-- BEGIN --

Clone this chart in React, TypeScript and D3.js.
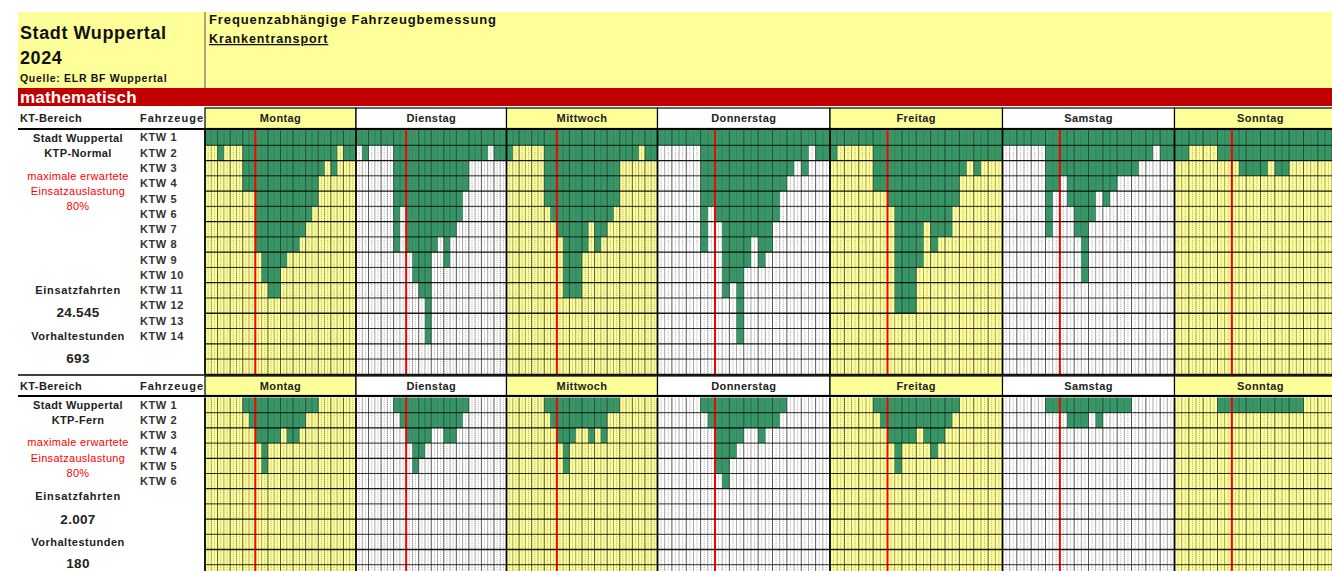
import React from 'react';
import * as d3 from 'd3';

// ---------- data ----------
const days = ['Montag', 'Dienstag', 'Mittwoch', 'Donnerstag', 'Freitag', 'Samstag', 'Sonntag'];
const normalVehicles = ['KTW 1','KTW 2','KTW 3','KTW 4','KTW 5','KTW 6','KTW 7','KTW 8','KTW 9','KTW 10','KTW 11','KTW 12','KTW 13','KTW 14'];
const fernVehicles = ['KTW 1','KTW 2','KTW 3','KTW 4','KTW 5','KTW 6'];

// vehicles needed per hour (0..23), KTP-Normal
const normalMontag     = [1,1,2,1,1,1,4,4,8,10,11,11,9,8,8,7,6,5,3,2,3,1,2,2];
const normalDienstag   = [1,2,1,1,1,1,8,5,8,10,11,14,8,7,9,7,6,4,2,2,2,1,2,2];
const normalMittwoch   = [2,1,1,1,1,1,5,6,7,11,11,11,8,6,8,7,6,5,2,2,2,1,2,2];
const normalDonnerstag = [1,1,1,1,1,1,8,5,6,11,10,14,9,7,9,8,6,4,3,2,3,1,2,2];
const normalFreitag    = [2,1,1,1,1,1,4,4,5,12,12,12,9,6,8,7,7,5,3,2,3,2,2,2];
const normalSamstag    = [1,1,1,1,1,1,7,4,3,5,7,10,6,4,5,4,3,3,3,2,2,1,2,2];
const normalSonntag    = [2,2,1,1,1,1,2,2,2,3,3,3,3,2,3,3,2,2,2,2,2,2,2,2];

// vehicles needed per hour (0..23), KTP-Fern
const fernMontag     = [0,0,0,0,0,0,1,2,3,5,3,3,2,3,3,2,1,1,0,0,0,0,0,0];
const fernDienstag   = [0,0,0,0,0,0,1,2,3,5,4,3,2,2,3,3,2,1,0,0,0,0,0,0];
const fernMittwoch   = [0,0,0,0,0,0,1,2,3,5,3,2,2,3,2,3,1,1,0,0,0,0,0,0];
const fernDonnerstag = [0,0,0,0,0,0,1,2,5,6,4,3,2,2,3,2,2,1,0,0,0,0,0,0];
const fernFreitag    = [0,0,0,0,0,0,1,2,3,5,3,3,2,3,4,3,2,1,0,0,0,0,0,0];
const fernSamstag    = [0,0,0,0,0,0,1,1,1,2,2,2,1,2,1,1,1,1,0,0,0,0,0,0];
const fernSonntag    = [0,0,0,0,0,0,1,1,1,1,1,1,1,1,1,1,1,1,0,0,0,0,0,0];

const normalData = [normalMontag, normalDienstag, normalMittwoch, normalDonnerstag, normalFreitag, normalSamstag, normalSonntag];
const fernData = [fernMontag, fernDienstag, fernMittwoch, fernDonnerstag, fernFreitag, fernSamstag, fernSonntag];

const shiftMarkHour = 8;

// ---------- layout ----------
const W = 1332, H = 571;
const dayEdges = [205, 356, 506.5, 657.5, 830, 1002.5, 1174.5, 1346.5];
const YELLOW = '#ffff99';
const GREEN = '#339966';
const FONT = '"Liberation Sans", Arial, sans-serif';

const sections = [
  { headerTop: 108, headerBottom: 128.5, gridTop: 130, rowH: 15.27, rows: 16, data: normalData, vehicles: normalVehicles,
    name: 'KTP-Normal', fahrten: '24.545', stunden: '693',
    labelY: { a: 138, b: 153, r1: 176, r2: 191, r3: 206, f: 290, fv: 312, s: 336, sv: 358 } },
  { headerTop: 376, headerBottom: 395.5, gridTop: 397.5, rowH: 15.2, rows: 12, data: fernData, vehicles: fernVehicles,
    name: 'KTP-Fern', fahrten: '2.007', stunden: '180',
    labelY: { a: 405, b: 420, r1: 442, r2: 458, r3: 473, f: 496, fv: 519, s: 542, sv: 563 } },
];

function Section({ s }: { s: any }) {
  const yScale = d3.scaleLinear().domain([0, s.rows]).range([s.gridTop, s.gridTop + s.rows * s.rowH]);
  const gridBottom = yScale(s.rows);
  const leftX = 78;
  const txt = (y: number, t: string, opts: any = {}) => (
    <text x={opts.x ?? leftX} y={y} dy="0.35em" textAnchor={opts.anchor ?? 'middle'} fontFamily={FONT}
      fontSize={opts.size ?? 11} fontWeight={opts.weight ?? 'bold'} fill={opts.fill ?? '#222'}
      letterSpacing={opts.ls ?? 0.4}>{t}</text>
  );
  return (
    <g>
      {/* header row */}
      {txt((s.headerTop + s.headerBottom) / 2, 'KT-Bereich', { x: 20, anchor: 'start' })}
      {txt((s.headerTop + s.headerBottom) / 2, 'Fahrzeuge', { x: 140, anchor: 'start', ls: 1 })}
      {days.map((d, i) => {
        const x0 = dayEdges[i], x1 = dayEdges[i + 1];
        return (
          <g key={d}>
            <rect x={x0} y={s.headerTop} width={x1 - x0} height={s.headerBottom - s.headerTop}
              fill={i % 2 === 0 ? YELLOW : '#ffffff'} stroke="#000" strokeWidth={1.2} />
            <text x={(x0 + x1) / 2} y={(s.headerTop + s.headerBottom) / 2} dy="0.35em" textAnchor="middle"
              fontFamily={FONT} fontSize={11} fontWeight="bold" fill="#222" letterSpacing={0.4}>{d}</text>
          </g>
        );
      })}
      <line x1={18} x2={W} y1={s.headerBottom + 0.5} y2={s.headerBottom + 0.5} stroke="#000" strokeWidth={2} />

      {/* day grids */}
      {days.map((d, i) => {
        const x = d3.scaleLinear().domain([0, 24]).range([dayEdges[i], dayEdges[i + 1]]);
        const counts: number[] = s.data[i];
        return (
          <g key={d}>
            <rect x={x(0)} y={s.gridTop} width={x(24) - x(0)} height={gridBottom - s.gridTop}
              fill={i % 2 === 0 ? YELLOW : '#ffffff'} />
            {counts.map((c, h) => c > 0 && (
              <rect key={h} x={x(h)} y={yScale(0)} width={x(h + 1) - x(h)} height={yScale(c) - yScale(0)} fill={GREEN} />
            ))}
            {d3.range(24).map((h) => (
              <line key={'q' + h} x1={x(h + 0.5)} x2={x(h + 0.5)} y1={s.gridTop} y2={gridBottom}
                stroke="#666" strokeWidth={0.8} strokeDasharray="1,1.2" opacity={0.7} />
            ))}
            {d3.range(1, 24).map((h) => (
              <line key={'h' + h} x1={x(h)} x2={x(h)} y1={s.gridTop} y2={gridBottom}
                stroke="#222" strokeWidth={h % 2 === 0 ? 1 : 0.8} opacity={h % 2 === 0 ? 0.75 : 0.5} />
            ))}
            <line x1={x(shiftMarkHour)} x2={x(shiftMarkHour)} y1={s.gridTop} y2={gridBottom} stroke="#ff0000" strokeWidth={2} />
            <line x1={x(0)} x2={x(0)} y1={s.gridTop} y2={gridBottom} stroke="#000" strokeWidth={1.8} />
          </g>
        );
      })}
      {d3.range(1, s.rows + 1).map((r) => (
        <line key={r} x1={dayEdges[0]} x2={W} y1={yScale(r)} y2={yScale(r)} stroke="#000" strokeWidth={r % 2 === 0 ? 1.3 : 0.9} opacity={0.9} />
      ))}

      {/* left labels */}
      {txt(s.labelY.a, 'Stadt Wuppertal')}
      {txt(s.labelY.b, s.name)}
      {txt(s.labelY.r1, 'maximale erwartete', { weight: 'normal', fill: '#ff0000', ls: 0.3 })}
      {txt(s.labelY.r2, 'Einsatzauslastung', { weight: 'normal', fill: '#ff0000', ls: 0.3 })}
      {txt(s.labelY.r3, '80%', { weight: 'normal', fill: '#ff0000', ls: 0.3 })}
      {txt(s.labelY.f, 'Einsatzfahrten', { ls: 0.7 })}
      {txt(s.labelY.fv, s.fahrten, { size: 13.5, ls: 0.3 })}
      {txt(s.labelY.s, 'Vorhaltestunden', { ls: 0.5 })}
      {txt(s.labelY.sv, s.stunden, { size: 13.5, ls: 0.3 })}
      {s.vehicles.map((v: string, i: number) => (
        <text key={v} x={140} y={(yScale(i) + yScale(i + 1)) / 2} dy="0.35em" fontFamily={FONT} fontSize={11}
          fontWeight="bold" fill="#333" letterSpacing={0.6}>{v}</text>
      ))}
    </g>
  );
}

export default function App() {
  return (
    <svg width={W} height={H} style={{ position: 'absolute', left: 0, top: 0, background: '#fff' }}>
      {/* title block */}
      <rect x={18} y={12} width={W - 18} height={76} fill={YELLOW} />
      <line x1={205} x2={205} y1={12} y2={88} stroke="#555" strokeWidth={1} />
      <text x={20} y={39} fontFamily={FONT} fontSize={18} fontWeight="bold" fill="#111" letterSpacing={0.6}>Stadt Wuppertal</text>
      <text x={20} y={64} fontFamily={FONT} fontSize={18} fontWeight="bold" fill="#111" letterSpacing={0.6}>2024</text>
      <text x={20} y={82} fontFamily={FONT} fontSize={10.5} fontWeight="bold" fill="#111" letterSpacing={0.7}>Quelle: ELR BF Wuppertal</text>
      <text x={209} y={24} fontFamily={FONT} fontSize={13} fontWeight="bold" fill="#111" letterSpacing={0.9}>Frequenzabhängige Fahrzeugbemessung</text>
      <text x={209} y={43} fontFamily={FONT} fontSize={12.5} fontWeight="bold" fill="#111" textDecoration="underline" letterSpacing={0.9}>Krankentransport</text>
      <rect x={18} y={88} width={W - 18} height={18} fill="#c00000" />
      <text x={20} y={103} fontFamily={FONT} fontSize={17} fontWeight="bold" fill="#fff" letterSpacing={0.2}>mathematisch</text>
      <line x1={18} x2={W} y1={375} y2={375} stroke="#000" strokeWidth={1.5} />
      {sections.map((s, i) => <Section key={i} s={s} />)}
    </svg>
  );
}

-- END --

> Your task
Output exactly the span of lines from the top of the listing through the line holding "const fernVehicles = ['KTW", and leave every picture out.

> Response
Clone this chart in React, TypeScript and D3.js.
import React from 'react';
import * as d3 from 'd3';

// ---------- data ----------
const days = ['Montag', 'Dienstag', 'Mittwoch', 'Donnerstag', 'Freitag', 'Samstag', 'Sonntag'];
const normalVehicles = ['KTW 1','KTW 2','KTW 3','KTW 4','KTW 5','KTW 6','KTW 7','KTW 8','KTW 9','KTW 10','KTW 11','KTW 12','KTW 13','KTW 14'];
const fernVehicles = ['KTW 1','KTW 2','KTW 3','KTW 4','KTW 5','KTW 6'];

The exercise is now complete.